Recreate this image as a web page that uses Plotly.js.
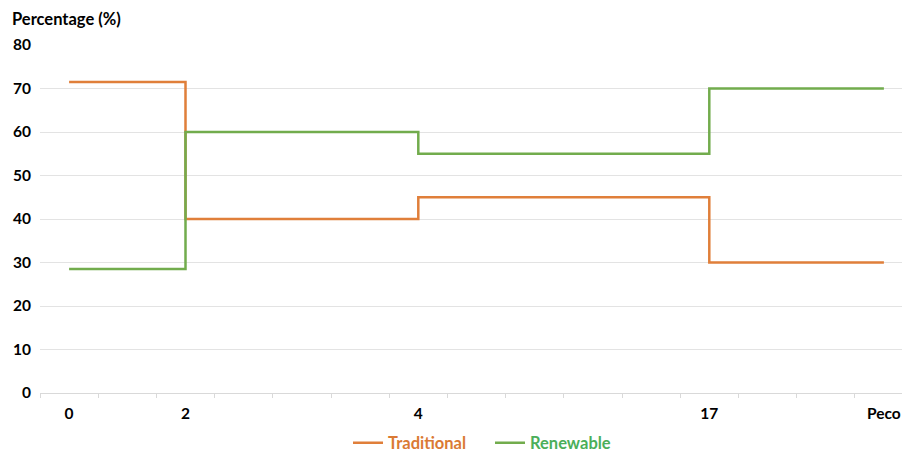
<!DOCTYPE html>
<html>
<head>
<meta charset="utf-8">
<script src="https://cdn.plot.ly/plotly-3.0.1.min.js"></script>
<style>html,body{margin:0;padding:0;background:#fff;}#chart{width:902px;height:454px;}</style>
</head>
<body>
<div id="chart"></div>
<script>
// Category slots along the x axis (15 equal slots); labelled ones below
const slotCount = 15;
const xSlots = [0, 2, 6, 11, 14];
const xLabels = ['0', '2', '4', '17', 'Peco'];
const traditional = [71.5, 40, 45, 30, 30];
const renewable = [28.5, 60, 55, 70, 70];
const yTicks = [0, 10, 20, 30, 40, 50, 60, 70, 80];

const orange = '#E07F3A';
const green = '#72AC4D';
const fontFam = 'Lato, "Liberation Sans", sans-serif';

const traces = [
  {x: xSlots, y: traditional, type: 'scatter', mode: 'lines', line: {shape: 'hv', color: orange, width: 2.5},
   name: '<span style="color:#DA7A34"><b>Traditional</b></span>'},
  {x: xSlots, y: renewable, type: 'scatter', mode: 'lines', line: {shape: 'hv', color: green, width: 2.5},
   name: '<span style="color:#4BAF5A"><b>Renewable</b></span>'}
];

const layout = {
  width: 902, height: 454,
  margin: {l: 40, r: 0, t: 45, b: 61, autoexpand: false},
  paper_bgcolor: '#fff', plot_bgcolor: '#fff',
  font: {family: fontFam, size: 15, color: '#000'},
  title: {text: '<b>Percentage (%)</b>', x: 12/902, xref: 'container', xanchor: 'left',
          y: 1 - 19/454, yref: 'container', yanchor: 'middle', font: {family: fontFam, size: 16.5, color: '#000'}},
  xaxis: {
    range: [-0.5, -0.5 + (902 - 40) / 58.2], fixedrange: true, automargin: false,
    tickmode: 'array', tickvals: xSlots, ticktext: xLabels.map(t => '<b>' + t + '</b>'),
    ticks: '', showgrid: false, zeroline: false,
    showline: true, linecolor: '#d9d9d9', linewidth: 1,
    ticklabelstandoff: 6,
    tickfont: {family: fontFam, size: 15.5, color: '#000'},
    minor: {tickmode: 'linear', tick0: -0.5, dtick: 1, ticks: 'outside', ticklen: 4, tickcolor: '#d9d9d9', showgrid: false}
  },
  yaxis: {
    range: [0, 80], fixedrange: true, automargin: false,
    tickmode: 'array', tickvals: yTicks, ticktext: yTicks.map(t => '<b>' + t + '</b>'),
    showgrid: true, gridcolor: '#e3e3e3', gridwidth: 1, zeroline: false,
    ticks: '', ticklabelstandoff: 8,
    tickfont: {family: fontFam, size: 15.5, color: '#000'}
  },
  showlegend: true,
  legend: {orientation: 'h', xref: 'container', x: 348/902, xanchor: 'left',
           yref: 'container', y: 1 - 443/454, yanchor: 'middle',
           font: {family: fontFam, size: 16.5}, itemwidth: 30, entrywidth: 97, entrywidthmode: 'pixels',
           traceorder: 'normal'}
};

Plotly.newPlot('chart', traces, layout, {displayModeBar: false, staticPlot: true});
</script>
</body>
</html>
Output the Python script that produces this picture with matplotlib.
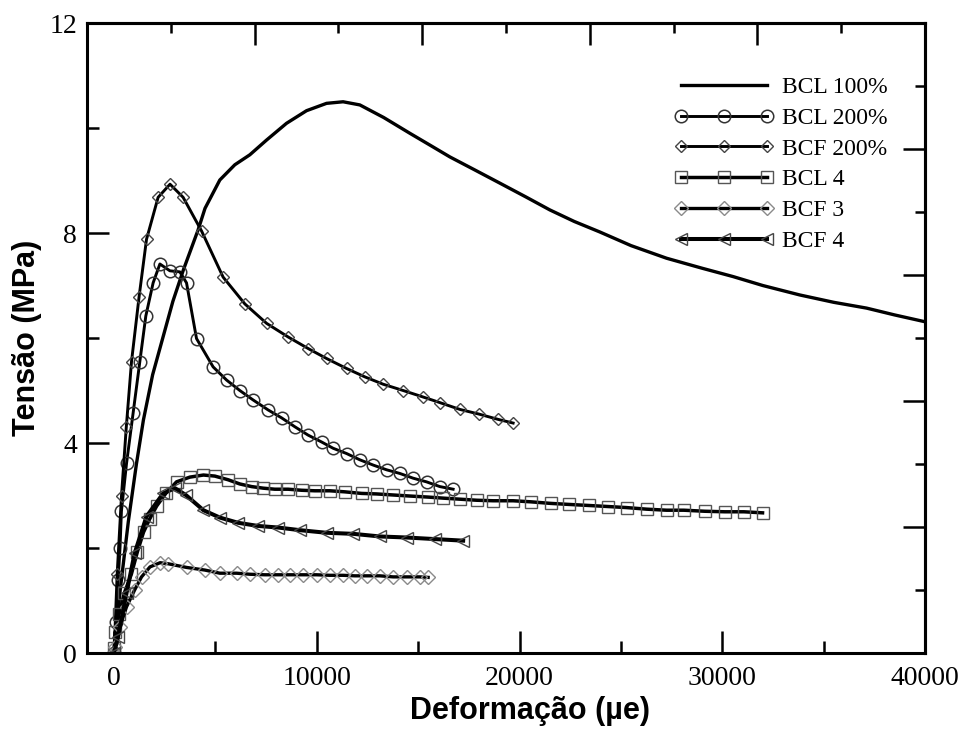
import numpy as np
import matplotlib
matplotlib.use("Agg")
import matplotlib.pyplot as plt
from matplotlib.ticker import MultipleLocator

# values (strain in microstrain, stress in MPa)
bcl100_x = [0, 300, 700, 1100, 1446, 1900, 2400, 2900, 3419, 4144, 4484, 5215,
            5955, 6695, 7518, 8505, 9492, 10479, 11297, 12122, 13300, 14588,
            15600, 16562, 17800, 19029, 20300, 21495, 22700, 23960, 25500,
            27252, 29000, 30537, 32000, 33826, 35500, 37116, 38500, 40000]
bcl100_y = [0, 1.2, 2.5, 3.6, 4.44, 5.3, 6.0, 6.7, 7.30, 8.06, 8.47, 9.01,
            9.30, 9.49, 9.77, 10.09, 10.33, 10.47, 10.50, 10.44, 10.20, 9.90,
            9.67, 9.45, 9.20, 8.95, 8.69, 8.44, 8.22, 8.02, 7.76, 7.52, 7.33,
            7.17, 7.00, 6.82, 6.68, 6.57, 6.44, 6.31]

bcl200_x = [0, 100, 200, 290, 360, 612, 937, 1268, 1564, 1924, 2258, 2752,
            3241, 3572, 4065, 4884, 5545, 6201, 6857, 7597, 8258, 8914, 9571,
            10232, 10804, 11465, 12122, 12778, 13439, 14095, 14751, 15412,
            16068, 16724]
bcl200_y = [0, 0.6, 1.4, 2.0, 2.7, 3.61, 4.57, 5.55, 6.42, 7.05, 7.41, 7.28,
            7.26, 7.05, 5.99, 5.45, 5.20, 5.00, 4.82, 4.63, 4.48, 4.31, 4.15,
            4.02, 3.90, 3.80, 3.68, 3.58, 3.49, 3.42, 3.33, 3.26, 3.17, 3.12]

bcf200_x = [0, 150, 365, 600, 858, 1233, 1598, 2171, 2757, 3404, 4312, 5377,
            6448, 7519, 8584, 9571, 10478, 11465, 12368, 13271, 14258, 15215,
            16068, 17055, 18007, 18944, 19684]
bcf200_y = [0, 1.5, 3.0, 4.3, 5.55, 6.79, 7.88, 8.68, 8.93, 8.68, 8.04, 7.16,
            6.65, 6.28, 6.02, 5.80, 5.61, 5.42, 5.26, 5.12, 5.00, 4.88, 4.77,
            4.64, 4.55, 4.45, 4.38]

bcl4_x = [0, 60, 250, 500, 850, 1150, 1450, 1750, 2100, 2550, 3078, 3735, 4405,
          4968, 5624, 6201, 6778, 7351, 7928, 8584, 9245, 9901, 10641, 11381,
          12205, 12945, 13764, 14588, 15491, 16231, 17055, 17879, 18698, 19684,
          20543, 21530, 22447, 23420, 24372, 25279, 26265, 27252, 28106, 29142,
          30129, 31066, 31988]
bcl4_y = [0.1, 0.4, 0.75, 1.14, 1.5, 1.93, 2.3, 2.55, 2.8, 3.04, 3.26, 3.35,
          3.39, 3.37, 3.30, 3.22, 3.17, 3.14, 3.12, 3.12, 3.10, 3.09, 3.09,
          3.07, 3.04, 3.03, 3.01, 2.99, 2.97, 2.95, 2.93, 2.91, 2.90, 2.90,
          2.88, 2.85, 2.83, 2.81, 2.79, 2.77, 2.74, 2.72, 2.72, 2.70, 2.69,
          2.69, 2.67]

bcf3_x = [0, 35, 281, 612, 1011, 1352, 1770, 2268, 2664, 3572, 4475, 5215,
          6039, 6695, 7435, 8091, 8668, 9324, 9985, 10641, 11297, 11874, 12452,
          13108, 13764, 14425, 15081, 15491]
bcf3_y = [0, 0.12, 0.50, 0.88, 1.20, 1.45, 1.64, 1.72, 1.70, 1.63, 1.58, 1.52,
          1.52, 1.50, 1.49, 1.49, 1.49, 1.49, 1.49, 1.48, 1.48, 1.47, 1.47,
          1.47, 1.45, 1.45, 1.45, 1.44]

bcf4_x = [0, 197, 612, 1011, 1598, 2419, 2999, 3537, 4405, 5215, 6117, 7104,
          8091, 9161, 10478, 11791, 13108, 14425, 15822, 17218]
bcf4_y = [0, 0.31, 1.14, 1.90, 2.60, 3.04, 3.14, 3.01, 2.72, 2.58, 2.48, 2.42,
          2.39, 2.34, 2.29, 2.27, 2.22, 2.20, 2.17, 2.14]

XMIN, XMAX = -1340, 40000

serif = ["Liberation Serif", "DejaVu Serif"]
label_font = dict(family=["Liberation Sans", "DejaVu Sans"], weight="bold", size=22)

fig = plt.figure(figsize=(9.64, 7.31), dpi=100)
ax = fig.add_axes([0.0902, 0.1067, 0.8693, 0.8618])

ax.plot(bcl100_x, bcl100_y, color="black", lw=2.4, label="BCL 100%")
ax.plot(bcl200_x, bcl200_y, color="black", lw=2.1, marker="o", ms=9,
        mfc="none", mec="#333333", mew=1.1, label="BCL 200%")
ax.plot(bcf200_x, bcf200_y, color="black", lw=2.1, marker="D", ms=6,
        mfc="none", mec="#444444", mew=1.0, label="BCF 200%")
ax.plot(bcl4_x, bcl4_y, color="black", lw=2.5, marker="s", ms=9,
        mfc="none", mec="#555555", mew=1.0, label="BCL 4")
ax.plot(bcf3_x, bcf3_y, color="black", lw=2.4, marker="D", ms=7.5,
        mfc="none", mec="#8a8a8a", mew=1.0, label="BCF 3")
ax.plot(bcf4_x, bcf4_y, color="black", lw=2.9, marker="<", ms=9,
        mfc="none", mec="#444444", mew=1.0, label="BCF 4")

ax.set_xlim(XMIN, XMAX)
ax.set_ylim(0, 12)
ax.set_xticks([0, 10000, 20000, 30000, 40000])
ax.set_yticks([0, 4, 8, 12])
ax.xaxis.set_minor_locator(MultipleLocator(5000))
ax.yaxis.set_minor_locator(MultipleLocator(2))
ax.tick_params(which="major", direction="in", length=16, width=1.8, pad=9)
ax.tick_params(which="minor", direction="in", length=8.5, width=1.8)
ax.tick_params(axis="y", which="major", pad=7)
for lab in ax.get_xticklabels() + ax.get_yticklabels():
    lab.set_family(serif)
    lab.set_fontsize(20)
for sp in ax.spines.values():
    sp.set_linewidth(2.2)

# top and right axes carry their own evenly spaced ticks without labels
span = XMAX - XMIN
top = ax.secondary_xaxis("top", functions=(lambda x: (x - XMIN) / span,
                                           lambda f: f * span + XMIN))
top.set_xticks(np.arange(0, 1.01, 0.2))
top.xaxis.set_minor_locator(MultipleLocator(0.1))
top.tick_params(which="major", direction="in", length=15.5, width=1.8, labeltop=False)
top.tick_params(which="minor", direction="in", length=7.5, width=1.8)
top.spines["top"].set_linewidth(2.2)

right = ax.secondary_yaxis("right", functions=(lambda y: y / 12, lambda f: f * 12))
right.set_yticks(np.arange(0, 1.01, 0.2))
right.yaxis.set_minor_locator(MultipleLocator(0.1))
right.tick_params(which="major", direction="in", length=15.5, width=1.8, labelright=False)
right.tick_params(which="minor", direction="in", length=7.5, width=1.8)
right.spines["right"].set_linewidth(2.2)

ax.set_xlabel("Deformação (µe)", **label_font)
ax.set_ylabel("Tensão (MPa)", **label_font)
ax.xaxis.set_label_coords(0.529, -0.068)
ax.yaxis.set_label_coords(-0.054, 0.5)

ax.legend(loc="upper left", bbox_to_anchor=(0.7005, 0.915), frameon=False,
          prop=dict(family=serif, size=17), numpoints=3, handlelength=4.25,
          handletextpad=0.34, labelspacing=0.39, borderpad=0, borderaxespad=0)

fig.savefig("out.png", dpi=100)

════════════════════

• _Problem statement_
Which lines hold the word "this"? Show each one.

• _Result of the exercise_
Recreate this image as a web page that uses Plotly.js.
Output the Python script that produces this picture with matplotlib.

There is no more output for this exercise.